What is ‘fog computing’ and why should you know about it?

Forget the cloud, the newest trend in the industry is the fog.

That’s according to CeBIT, which will be putting the spotlight on ‘fog computing’ at its 2016 IT exhibition.

So what exactly is the fog? Well, fog computing – also known as ‘fogging’ – is an architecture that uses end-user clients or devices to carry out a substantial amount of storage, communication and management.

It can be perceived both in large cloud systems and big data structures, making reference to the growing difficulties in accessing information objectively.

“The Internet of Things (IoT) has greatly multiplied the kinds of applications that are getting their computing power from the ‘outer edges’ of the Internet. What used to be referred to as edge computing now goes by the name of fog computing,” explained CeBIT.

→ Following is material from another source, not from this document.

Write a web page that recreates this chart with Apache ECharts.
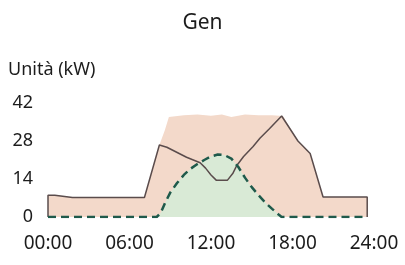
<!DOCTYPE html>
<html>
<head>
<meta charset="utf-8">
<script src="https://cdn.jsdelivr.net/npm/echarts@6/dist/echarts.min.js"></script>
<style>
  html, body { margin: 0; padding: 0; background: #fff; }
  #chart { width: 405px; height: 265px; }
</style>
</head>
<body>
<div id="chart"></div>
<script>
// load (beige area)
const loadHours = [0, 0, 0.5, 1.8, 7.1, 8.2, 8.6, 8.9, 10, 11, 12, 12.8, 13.5, 14.5, 15.5, 16.5, 17.3, 18.4, 19.3, 20.25, 23.5, 23.5]
const loadValues = [0, 8, 8, 7.2, 7.2, 26.5, 32, 36.8, 37.5, 37.8, 37.3, 37.8, 36.8, 37.8, 37.5, 37.5, 37.2, 28, 23.4, 7.4, 7.4, 0]

// grid (solid line)
const gridHours = [0, 0, 0.5, 1.8, 7.1, 8.2, 8.75, 10.2, 11.2, 11.6, 12, 12.4, 13.2, 13.6, 13.9, 14.4, 15.1, 15.6, 16.3, 17.2, 18.4, 19.3, 20.25, 23.5, 23.5]
const gridValues = [0, 8, 8, 7.2, 7.2, 26.5, 25.7, 22, 20, 18, 15.5, 13.5, 13.5, 16, 19, 22.3, 26, 29, 32.5, 37.2, 28, 23.4, 7.4, 7.4, 0]

// pv (dashed, green area)
const pvHours = [0, 8.0, 8.3, 8.6, 9.0, 9.5, 10, 10.5, 11, 11.5, 12, 12.5, 13, 13.5, 14, 14.5, 15, 15.5, 16, 16.5, 17, 17.2, 23.5]
const pvValues = [0, 0, 1.5, 5, 9, 12.5, 15.5, 17.8, 19.5, 21, 22.3, 23, 22.8, 21.5, 18.5, 14.5, 11, 8, 5.3, 3, 0.8, 0, 0]

const xTicks = [0, 6, 12, 18, 24]
const yTicks = [0, 14, 28, 42]

const pairs = (xs, ys) => xs.map((x, i) => [x, ys[i]])

const chart = echarts.init(document.getElementById('chart'))
const textColor = '#1c1c1c'
const fontFamily = '"Noto Sans", sans-serif'

chart.setOption({
  animation: false,
  textStyle: { fontFamily },
  title: [
    {
      text: 'Gen',
      left: 'center',
      top: 8,
      textStyle: { fontSize: 21, fontWeight: 'normal', color: textColor, fontFamily }
    },
    {
      text: 'Unità (kW)',
      left: 3,
      top: 56,
      textStyle: { fontSize: 18, fontWeight: 'normal', color: textColor, fontFamily }
    }
  ],
  grid: { left: 48, right: 31, top: 103, bottom: 48 },
  xAxis: {
    type: 'value',
    min: xTicks[0],
    max: xTicks[xTicks.length - 1],
    interval: 6,
    axisLine: { show: false },
    axisTick: { show: false },
    splitLine: { show: false },
    axisLabel: {
      color: textColor,
      fontSize: 19,
      margin: 17,
      formatter: v => String(v).padStart(2, '0') + ':00'
    }
  },
  yAxis: {
    type: 'value',
    min: yTicks[0],
    max: yTicks[yTicks.length - 1],
    interval: 14,
    axisLine: { show: false },
    axisTick: { show: false },
    splitLine: { show: false },
    axisLabel: { color: textColor, fontSize: 18, margin: 15 }
  },
  series: [
    {
      type: 'line',
      data: pairs(loadHours, loadValues),
      symbol: 'none',
      lineStyle: { width: 0 },
      areaStyle: { color: '#f3d9ca', opacity: 1 },
      z: 1
    },
    {
      type: 'line',
      data: pairs(pvHours, pvValues),
      symbol: 'none',
      lineStyle: { width: 0 },
      areaStyle: { color: '#d9ead6', opacity: 1 },
      z: 2
    },
    {
      type: 'line',
      data: pairs(gridHours, gridValues),
      symbol: 'none',
      lineStyle: { color: '#5a4c4c', width: 1.5 },
      z: 3
    },
    {
      type: 'line',
      data: pairs(pvHours, pvValues),
      symbol: 'none',
      lineStyle: { color: '#1f5a4b', width: 2.5, type: [8, 5] },
      z: 4
    }
  ]
})
</script>
</body>
</html>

According to a recent Cisco survey, some 50 billion devices will be connected to the internet by 2020.

“For much of this data, the Cloud is the right partner. In view of the fact that many IoT devices are small, need to run on a tiny amount of electric power and perform only narrowly defined functions, they need a ‘big brother’ who can give them the right amount of computing power,” said CeBIT.

“This is a job which the cloud performs perfectly. But in the case where information is needed only locally and for just a short period of time, the situation becomes quite different: Data of this kind needs to be processed quickly, preferably onsite, without any need to store the data.”

This is where the fog comes in. It processes data de-centrally – on the edges of the network. Thanks to recent major improvements in computing power, tiny computers are now capable of carrying out highly complex calculations.

CeBIT suggests that one use for fog computing is in future car-to-car communication in emergencies. So if one vehicle slams on its breaks, other cars will be informed to prevent a collision. Sending all this data via the cloud to a data centre would be too time consuming and could be done with local computing power.

So the fog can be viewed as an additional virtualised layer between the data producer and the cloud.

“It represents a local decision-making and processing level which can relieve the pressure on other levels further downstream. This layer prepares data according to established rules, thus improving response times while reducing the broadband requirements for potential Cloud connections as well as the required storage capacity at data centres,” explained CeBIT.

Seeing as the Cloud High Performance Computing (HPC) market is estimated to grow from $4.37 billion in 2015 to $10.83 billion by 2020 (according to MarketsandMarkets) and 5.5 million IoT devices will be connected every day in 2016 (according to Gartner), it seem inevitable that fog computing will become a hot topic over the next few years.

CeBIT 2016, which runs from 14th to 18th March 2016 in Hannover, will feature several display categories illustrating how data centres can cope with these new challenges and highlighting the rapid evolution of cloud technology.